他にも面白いのが、Heider & Simmel(1944)の動画で、これも客観的には〇や▼が動き回っているだけだが、これを見て多くの人は〇や▼に何らかのキャラクター性を感じたり、その一連の展開に物語を感じ取る。

 そして今度は以下の写真を見てほしい。この作品は誰が何のために作ったのか、想像がつくだろうか。個人的には金沢駅前のオブジェみたいで、少し儀式のような雰囲気をまとっている気がしている。が・・・

「カラパイア」(2014年1月23日の記事)より。リンクは後述。

 知っている人もいるかもしれないが、これを作ったのは人間ではない。ニワシドリという鳥の求愛行動の結果として作られたものだ。求愛行動は動物の本能なので、当然人間にクリエイティビティを評価してもらおうなどとは思っていない。もしこの求愛行動の副産物を美しい、創造的だと感じたのなら、ニワシドリに敬意を払うといい。同族のメスが来てくれないかぎり、人間に褒められてもうれしくないだろうが。

 これは人間の創作じゃないだろ、と言うかもしれないが、もう1つ今度は人間の、それもアーティストとして認められている作家さんの例を紹介したい。知的障害をもつ人の創作と発信を支援している福祉実験ユニット「ヘラルボニー」に所属する作家のひとり、岡部志士さんだ。リンク先にある作品をみると、色彩豊かな絵に目を奪われるだろう。しかし、その先の作家説明を見ると・・・・

 私たちが作品だと思っていたもの、賞を受賞したものは、なんと作家本人にとっては作品ではない。岡部さんにとっての作品は、近影で手にしているボールのようなもの。絵は真の作品を作る過程で出来た副産物、いや、副産物とすら思っていない、残滓くらいにしか思っていないかもしれない。

 ニワシドリも岡部さんも、私たちの思惑とは全く別の目的で何か(作品らしきもの)を生み出している。私たちがなんて創造的なんだ!と思っているものは当人たちにとっては創造的な創作物のつもりなどなかったりする。chatGPTに対しても同じようなことが起きていて、当のAIは粛々と確率的な処理をしているだけに過ぎないが、そこに意図性や感情、創造性を見ている私たちの方が付与して面白がり、驚いたりする。創造的にしたつもりもないものに、価値や意味、面白さを見出すのは、見出した側の創造性なのだ。

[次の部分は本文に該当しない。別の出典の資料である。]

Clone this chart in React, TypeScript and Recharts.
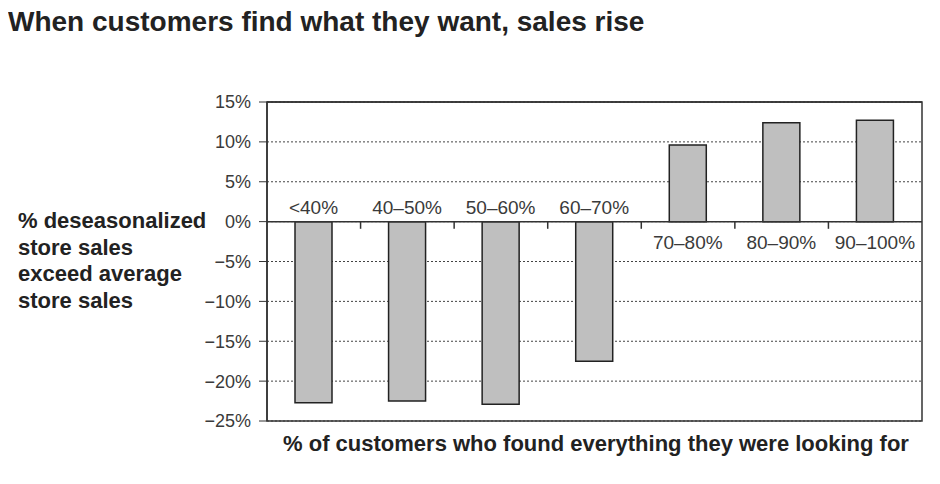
import React from 'react';
import {
  BarChart, Bar, XAxis, YAxis, CartesianGrid, ReferenceLine, ReferenceArea, LabelList
} from 'recharts';

// shares of customers who found everything they were looking for
const categories = ['<40%', '40–50%', '50–60%', '60–70%', '70–80%', '80–90%', '90–100%'];
// % by which deseasonalized store sales exceed average store sales
const salesDiff = [-22.7, -22.5, -22.9, -17.5, 9.6, 12.4, 12.7];
const yTicks = [-25, -20, -15, -10, -5, 0, 5, 10, 15];

const data = categories.map((cat, i) => ({ cat, value: salesDiff[i] }));

const TEXT = '#3a3a3a';
const FONT = '"Liberation Sans", Arial, Helvetica, sans-serif';

const fmtPct = (v: number) => `${v < 0 ? '−' + Math.abs(v) : v}%`;

const CatLabel = (props: any) => {
  const { x, y, width, height, value } = props;
  const i = categories.indexOf(value);
  const v = salesDiff[i];
  const top = Math.min(y, y + height);
  const bottom = Math.max(y, y + height);
  const zeroY = v < 0 ? top : bottom;
  const ty = v < 0 ? zeroY - 8 : zeroY + 27;
  return (
    <text x={x + width / 2} y={ty} textAnchor="middle" fontSize={19} fill={TEXT} fontFamily={FONT}>
      {value}
    </text>
  );
};

const App: React.FC = () => {
  return (
    <div style={{ position: 'relative', width: 924, height: 468, fontFamily: FONT }}>
      <div style={{ position: 'absolute', left: 0, top: 0, fontSize: 28, lineHeight: '28px', fontWeight: 700, color: '#222', whiteSpace: 'nowrap' }}>
        When customers find what they want, sales rise
      </div>
      <div style={{ position: 'absolute', left: 10, top: 200, fontSize: 22, lineHeight: '26.5px', fontWeight: 700, color: '#222' }}>
        % deseasonalized<br />store sales<br />exceed average<br />store sales
      </div>
      <div style={{ position: 'absolute', left: 188, width: 800, top: 424, textAlign: 'center', fontSize: 22, lineHeight: '24px', fontWeight: 700, color: '#222' }}>
        % of customers who found everything they were looking for
      </div>
      <div style={{ position: 'absolute', left: 0, top: 0 }}>
        <BarChart
          width={924}
          height={468}
          data={data}
          margin={{ top: 94, right: 10, bottom: 55, left: 199 }}
        >
          <CartesianGrid vertical={false} stroke="#444" strokeDasharray="2 2" />
          <XAxis dataKey="cat" hide />
          <YAxis
            domain={[-25, 15]}
            ticks={yTicks}
            width={60}
            tickFormatter={fmtPct}
            tick={{ fontSize: 18, fill: TEXT, fontFamily: FONT }}
            tickSize={8}
            tickMargin={8}
            axisLine={{ stroke: '#333', strokeWidth: 1.5 }}
            tickLine={{ stroke: '#333' }}
            interval={0}
          />
          <Bar dataKey="value" fill="#bfbfbf" stroke="#222" strokeWidth={1.5} barSize={37} isAnimationActive={false}>
            <LabelList dataKey="cat" content={CatLabel} />
          </Bar>
          <ReferenceArea y1={-25} y2={15} fill="none" fillOpacity={0} stroke="#333" strokeWidth={1.5} ifOverflow="visible" />
          <ReferenceLine y={15} stroke="#333" strokeWidth={1.5} />
          <ReferenceLine y={0} stroke="#333" strokeWidth={1.5} />
          {categories.slice(1).map((c) => (
            <ReferenceLine
              key={c}
              position="start"
              segment={[{ x: c, y: 0 }, { x: c, y: -0.9 }]}
              stroke="#333"
              strokeWidth={1.5}
            />
          ))}
        </BarChart>
      </div>
    </div>
  );
};

export default App;
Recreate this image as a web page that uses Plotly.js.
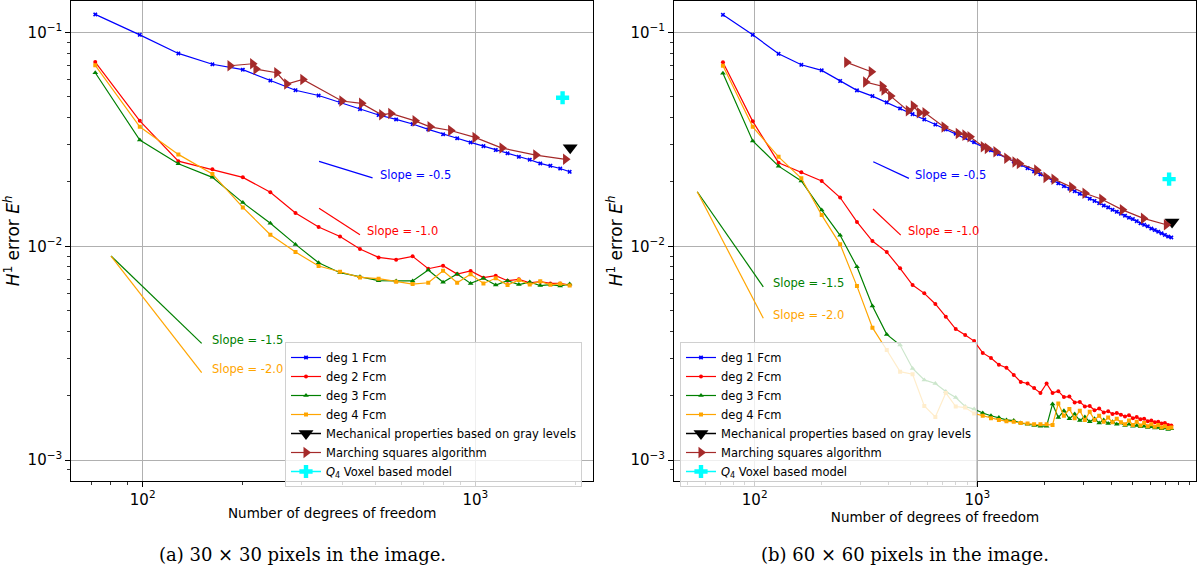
<!DOCTYPE html>
<html>
<head>
<meta charset="utf-8">
<script src="https://cdn.plot.ly/plotly-3.0.1.min.js"></script>
<style>html,body{margin:0;padding:0;background:#fff;}#chart{width:1198px;height:570px;}</style>
</head>
<body>
<div id="chart"></div>
<script>
// ---------- (a) 30 x 30 pixels ----------
const dofA = [72, 98, 128, 162, 200, 242, 288, 338, 392, 450, 512, 578, 648, 722, 800, 882, 968, 1058, 1152, 1250, 1352, 1458, 1568, 1682, 1800, 1922];
const deg1A = [0.1215, 0.0975, 0.0798, 0.0710, 0.0670, 0.0596, 0.0537, 0.0507, 0.0471, 0.0438, 0.0411, 0.0392, 0.0373, 0.0352, 0.0334, 0.0320, 0.0306, 0.0294, 0.0282, 0.0272, 0.0262, 0.0254, 0.0244, 0.0238, 0.0231, 0.0223];
const deg2A = [0.0727, 0.0386, 0.0250, 0.0229, 0.0210, 0.0179, 0.0143, 0.0123, 0.0111, 0.0097, 0.00887, 0.00865, 0.00897, 0.00785, 0.00811, 0.00741, 0.00766, 0.00713, 0.00728, 0.00690, 0.00700, 0.00675, 0.00683, 0.00670, 0.00670, 0.00658];
const deg3A = [0.0648, 0.0314, 0.0243, 0.0210, 0.0160, 0.0128, 0.0102, 0.00837, 0.00752, 0.00720, 0.00690, 0.00688, 0.00688, 0.00774, 0.00678, 0.00741, 0.00670, 0.00708, 0.00658, 0.00690, 0.00662, 0.00680, 0.00655, 0.00662, 0.00652, 0.00665];
const deg4A = [0.0702, 0.0362, 0.0269, 0.0218, 0.0152, 0.01132, 0.00939, 0.00808, 0.0076, 0.00715, 0.00705, 0.00683, 0.00665, 0.00675, 0.00768, 0.00675, 0.00739, 0.00670, 0.00708, 0.00658, 0.00695, 0.00662, 0.00685, 0.00660, 0.00668, 0.00655];
const msDofA = [183, 214, 219, 253, 271, 303, 397, 455, 523, 557, 659, 731, 843, 998, 1203, 1520, 1868];
const msErrA = [0.0699, 0.0714, 0.0674, 0.0648, 0.0574, 0.0603, 0.0478, 0.0466, 0.0412, 0.0418, 0.0386, 0.0362, 0.0348, 0.0323, 0.0288, 0.0267, 0.0255];
const grayDofA = [1929];
const grayErrA = [0.0289];
const voxDofA = [1830];
const voxErrA = [0.0495];

// ---------- (b) 60 x 60 pixels ----------
const dofB = [72, 98, 128, 162, 200, 242, 288, 338, 392, 450, 512, 578, 648, 722, 800, 882, 968, 1058, 1152, 1250, 1352, 1458, 1568, 1682, 1800, 1922,
  2048, 2178, 2312, 2450, 2592, 2738, 2888, 3042, 3200, 3362, 3528, 3698, 3872, 4050, 4232, 4418, 4608, 4802, 5000, 5202, 5408, 5618, 5832, 6050, 6272, 6498, 6728, 6962, 7200, 7442];
const deg1B = [0.121, 0.0975, 0.0795, 0.0706, 0.0665, 0.0593, 0.0536, 0.0504, 0.0471, 0.0441, 0.0415, 0.0392, 0.0371, 0.0352, 0.0336, 0.0321, 0.0307, 0.0293, 0.0281, 0.0270, 0.0259, 0.0249, 0.0240, 0.0232, 0.0224, 0.0217,
  0.0210, 0.0203, 0.0197, 0.0191, 0.0186, 0.0181, 0.0176, 0.0172, 0.0167, 0.0163, 0.0159, 0.0155, 0.0152, 0.0148, 0.0145, 0.0142, 0.0139, 0.0136, 0.0134, 0.0131, 0.0128, 0.0126, 0.0124, 0.0121, 0.0119, 0.0117, 0.0115, 0.0113, 0.0111, 0.0110];
const deg2B = [0.0725, 0.0384, 0.0246, 0.0222, 0.0202, 0.0169, 0.0130, 0.01057, 0.00939, 0.00788, 0.00658, 0.00602, 0.00537, 0.00468, 0.00410, 0.00384, 0.00360, 0.00317, 0.00300, 0.00279, 0.00270, 0.00250, 0.00232, 0.00228, 0.00217, 0.00206,
  0.00228, 0.00206, 0.00210, 0.00197, 0.00198, 0.00186, 0.00187, 0.00178, 0.00179, 0.00171, 0.00174, 0.00167, 0.00169, 0.00164, 0.00166, 0.00163, 0.00160, 0.00162, 0.00157, 0.00159, 0.00155, 0.00156, 0.00152, 0.00153, 0.00150, 0.00151, 0.00148, 0.00149, 0.00146, 0.00145];
const deg3B = [0.0644, 0.0311, 0.0237, 0.0202, 0.01477, 0.01125, 0.00802, 0.00525, 0.00387, 0.00345, 0.00268, 0.00237, 0.00228, 0.00209, 0.00196, 0.00178, 0.00173, 0.00166, 0.00161, 0.00158, 0.00154, 0.00153, 0.00149, 0.00147, 0.00145, 0.00144,
  0.00144, 0.00183, 0.00158, 0.00170, 0.00156, 0.00164, 0.00153, 0.00159, 0.00151, 0.00156, 0.00149, 0.00154, 0.00148, 0.00151, 0.00147, 0.00149, 0.00145, 0.00147, 0.00144, 0.00145, 0.00143, 0.00144, 0.00142, 0.00143, 0.00141, 0.00142, 0.00140, 0.00141, 0.00139, 0.00140];
const deg4B = [0.0699, 0.0362, 0.0262, 0.0208, 0.01399, 0.01021, 0.00651, 0.00416, 0.00327, 0.00259, 0.00252, 0.00179, 0.00159, 0.00206, 0.00178, 0.00176, 0.00165, 0.00161, 0.00157, 0.00154, 0.00152, 0.00151, 0.00149, 0.00148, 0.00147, 0.00147,
  0.00147, 0.00146, 0.00184, 0.00161, 0.00173, 0.00157, 0.00170, 0.00154, 0.00168, 0.00154, 0.00161, 0.00151, 0.00158, 0.00150, 0.00156, 0.00150, 0.00147, 0.00153, 0.00146, 0.00151, 0.00145, 0.00149, 0.00144, 0.00147, 0.00143, 0.00146, 0.00142, 0.00144, 0.00141, 0.00142];
const msDofB = [259, 334, 315, 374, 381, 408, 490, 516, 549, 582, 709, 821, 880, 927, 1064, 1109, 1213, 1356, 1477, 1544, 1849, 2035, 2211, 2655, 3046, 3622, 4486, 5576, 7072];
const msErrB = [0.0725, 0.0655, 0.0586, 0.0561, 0.0538, 0.0504, 0.0430, 0.0453, 0.0421, 0.0421, 0.0361, 0.0337, 0.0331, 0.0325, 0.0292, 0.0287, 0.0277, 0.0258, 0.0248, 0.0244, 0.0227, 0.0210, 0.0206, 0.0189, 0.0177, 0.0166, 0.0148, 0.0135, 0.0126];
const grayDofB = [7500];
const grayErrB = [0.0130];
const voxDofB = [7272];
const voxErrB = [0.0206];

// ---------- reference slope segments (end points) ----------
const slopeLabels = ["Slope = -0.5", "Slope = -1.0", "Slope = -1.5", "Slope = -2.0"];
const slopeColors = ["#0000ff", "#ff0000", "#008000", "#ffa500"];
const slopeXA = [[339, 491], [339, 450], [80.3, 150.4], [80.3, 150.4]];
const slopeYA = [[0.02494, 0.0209], [0.01504, 0.01132], [0.0090, 0.00351], [0.0090, 0.00256]];
const slopeTxtXA = [509, 466, 159, 159];
const slopeTxtYA = [0.0216, 0.01182, 0.00364, 0.00267];
const slopeXB = [[341, 493], [340, 453], [55.2, 109.3], [55.2, 109.3]];
const slopeYB = [[0.02484, 0.02078], [0.01493, 0.01128], [0.01799, 0.00646], [0.01799, 0.0046]];
const slopeTxtXB = [516, 478, 118.7, 118.7];
const slopeTxtYB = [0.02153, 0.01182, 0.0067, 0.00477];

// ---------- tick labels ----------
const xTickVals = [100, 1000];
const xTickText = ["10<sup>2</sup>", "10<sup>3</sup>"];
const yTickVals = [0.001, 0.01, 0.1];
const yTickText = ["10<sup>\u22123</sup>", "10<sup>\u22122</sup>", "10<sup>\u22121</sup>"];

const names = ["deg 1 Fcm", "deg 2 Fcm", "deg 3 Fcm", "deg 4 Fcm",
  "Mechanical properties based on gray levels", "Marching squares algorithm", "<i>Q</i><sub>4</sub> Voxel based model"];

function minorVals(lo, hi, rmin, rmax) {
  const v = [];
  for (let e = lo; e <= hi; e++) for (let k = 2; k <= 9; k++) {
    const t = k * Math.pow(10, e);
    const l = Math.log10(t);
    if (l > rmin && l < rmax) v.push(t);
  }
  return v;
}

function panelTraces(xa, ya, leg, dof, d1, d2, d3, d4, msD, msE, gD, gE, vD, vE, sX, sY) {
  const t = [];
  const common = {xaxis: xa, yaxis: ya, legend: leg};
  t.push(Object.assign({x: dof, y: d1, name: names[0], mode: 'lines+markers',
    line: {color: '#0000ff', width: 1.2}, marker: {symbol: 'x', size: 4, color: '#0000ff'}}, common));
  t.push(Object.assign({x: dof, y: d2, name: names[1], mode: 'lines+markers',
    line: {color: '#ff0000', width: 1.2}, marker: {symbol: 'circle', size: 4, color: '#ff0000'}}, common));
  t.push(Object.assign({x: dof, y: d3, name: names[2], mode: 'lines+markers',
    line: {color: '#008000', width: 1.2}, marker: {symbol: 'triangle-up', size: 5, color: '#008000'}}, common));
  t.push(Object.assign({x: dof, y: d4, name: names[3], mode: 'lines+markers',
    line: {color: '#ffa500', width: 1.2}, marker: {symbol: 'square', size: 4, color: '#ffa500'}}, common));
  t.push(Object.assign({x: gD, y: gE, name: names[4], mode: 'lines+markers',
    line: {color: '#000000', width: 1.5}, marker: {symbol: 'triangle-down', size: 13, color: '#000000'}}, common));
  t.push(Object.assign({x: msD, y: msE, name: names[5], mode: 'lines+markers',
    line: {color: '#a52a2a', width: 1.2}, marker: {symbol: 'triangle-right', size: 10, color: '#a52a2a'}}, common));
  t.push(Object.assign({x: vD, y: vE, name: names[6], mode: 'lines+markers',
    line: {color: '#00ffff', width: 1.5}, marker: {symbol: 'cross', size: 11, color: '#00ffff'}}, common));
  for (let i = 0; i < sX.length; i++) {
    t.push({x: sX[i], y: sY[i], mode: 'lines', xaxis: xa, yaxis: ya, showlegend: false, hoverinfo: 'skip',
      line: {color: slopeColors[i], width: 1.2}});
  }
  return t;
}

const data = [].concat(
  panelTraces('x', 'y', 'legend', dofA, deg1A, deg2A, deg3A, deg4A, msDofA, msErrA, grayDofA, grayErrA, voxDofA, voxErrA, slopeXA, slopeYA),
  panelTraces('x2', 'y2', 'legend2', dofB, deg1B, deg2B, deg3B, deg4B, msDofB, msErrB, grayDofB, grayErrB, voxDofB, voxErrB, slopeXB, slopeYB)
);

const tickFont = {family: 'DejaVu Sans', size: 15, color: '#000'};
function xAxis(domain, range, anchor) {
  return {type: 'log', domain: domain, range: range, anchor: anchor, automargin: false,
    tickmode: 'array', tickvals: xTickVals, ticktext: xTickText, tickfont: tickFont,
    ticks: 'outside', ticklen: 5, tickwidth: 1, tickcolor: '#000',
    minor: {tickmode: 'array', tickvals: minorVals(1, 3, range[0], range[1]), ticks: 'outside', ticklen: 3, tickwidth: 0.8, tickcolor: '#000', showgrid: false},
    showline: true, mirror: true, linecolor: '#000', linewidth: 1,
    showgrid: true, gridcolor: '#b0b0b0', gridwidth: 1, zeroline: false,
    title: {text: 'Number of degrees of freedom', font: {family: 'DejaVu Sans', size: 13.5, color: '#000'}, standoff: 0}};
}
const yRange = [-3.0968, -0.8527];
function yAxis(domain, anchor) {
  return {type: 'log', domain: domain, range: yRange, anchor: anchor, automargin: false,
    tickmode: 'array', tickvals: yTickVals, ticktext: yTickText, tickfont: tickFont,
    ticks: 'outside', ticklen: 5, tickwidth: 1, tickcolor: '#000',
    minor: {tickmode: 'array', tickvals: minorVals(-4, -1, yRange[0], yRange[1]), ticks: 'outside', ticklen: 3, tickwidth: 0.8, tickcolor: '#000', showgrid: false},
    showline: true, mirror: true, linecolor: '#000', linewidth: 1,
    showgrid: true, gridcolor: '#b0b0b0', gridwidth: 1, zeroline: false,
    title: {text: '<i>H</i><sup>1</sup> error <i>E</i><sup><i>h</i></sup>', font: {family: 'DejaVu Sans', size: 17, color: '#000'}, standoff: 3}};
}

const slopeFont = (c) => ({family: 'DejaVu Sans', size: 11.5, color: c});
const annotations = [];
for (let i = 0; i < 4; i++) {
  annotations.push({xref: 'x', yref: 'y', x: Math.log10(slopeTxtXA[i]), y: Math.log10(slopeTxtYA[i]), text: slopeLabels[i],
    showarrow: false, xanchor: 'left', yanchor: 'middle', font: slopeFont(slopeColors[i])});
  annotations.push({xref: 'x2', yref: 'y2', x: Math.log10(slopeTxtXB[i]), y: Math.log10(slopeTxtYB[i]), text: slopeLabels[i],
    showarrow: false, xanchor: 'left', yanchor: 'middle', font: slopeFont(slopeColors[i])});
}
const capFont = {family: 'DejaVu Serif', size: 18, color: '#000'};
annotations.push({xref: 'paper', yref: 'paper', x: 302 / 1198, y: 1 - 554 / 570, text: '(a) 30 \u00d7 30 pixels in the image.',
  showarrow: false, xanchor: 'center', yanchor: 'middle', font: capFont});
annotations.push({xref: 'paper', yref: 'paper', x: 905 / 1198, y: 1 - 554 / 570, text: '(b) 60 \u00d7 60 pixels in the image.',
  showarrow: false, xanchor: 'center', yanchor: 'middle', font: capFont});

const legendStyle = (x) => ({x: x, y: 1 - 342 / 570, xanchor: 'left', yanchor: 'top', xref: 'paper', yref: 'paper',
  bgcolor: 'rgba(255,255,255,0.8)', bordercolor: '#d0d0d0', borderwidth: 1, tracegroupgap: 0,
  font: {family: 'DejaVu Sans', size: 11.5, color: '#000'}, itemsizing: 'trace'});

const layout = {
  width: 1198, height: 570,
  margin: {l: 0, r: 0, t: 0, b: 0},
  paper_bgcolor: '#fff', plot_bgcolor: '#fff',
  font: {family: 'DejaVu Sans', color: '#000'},
  showlegend: true,
  xaxis: xAxis([71.2 / 1198, 593.2 / 1198], [1.785, 3.3545], 'y'),
  yaxis: yAxis([1 - 480.7 / 570, 1 - 1 / 570], 'x'),
  xaxis2: xAxis([674 / 1198, 1196 / 1198], [1.6375, 3.9825], 'y2'),
  yaxis2: yAxis([1 - 480.7 / 570, 1 - 1 / 570], 'x2'),
  legend: legendStyle(285 / 1198),
  legend2: legendStyle(680 / 1198),
  annotations: annotations
};

Plotly.newPlot('chart', data, layout, {displayModeBar: false, staticPlot: true});
</script>
</body>
</html>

 ただし、「だからAIには創造性はない」というつもりもない。結局、AIの中に創造性のためのモジュールだとか、エンジンだとか、そういったものが入ってないというだけであって、周りの私たちが創造的だと認めるものをAIが作ったという事実はゆるぎない。創るものと見出すものの両方あっての創造性ということなのだと考える。
 また、この回答はAIが創作活動をしている人たちに与える影響を肯定するものでも否定するものでもないが、少なくともAIの登場やその濫用によって創作活動に励んでいた人の意欲をごっそり削ったことは問題だ。このあたりの是非は活動内容やAIの学習と出力の仕組み(特にイラスト生成や音楽生成)によっても考え方が異なるので、ここでの言及は控える。また別の機会に。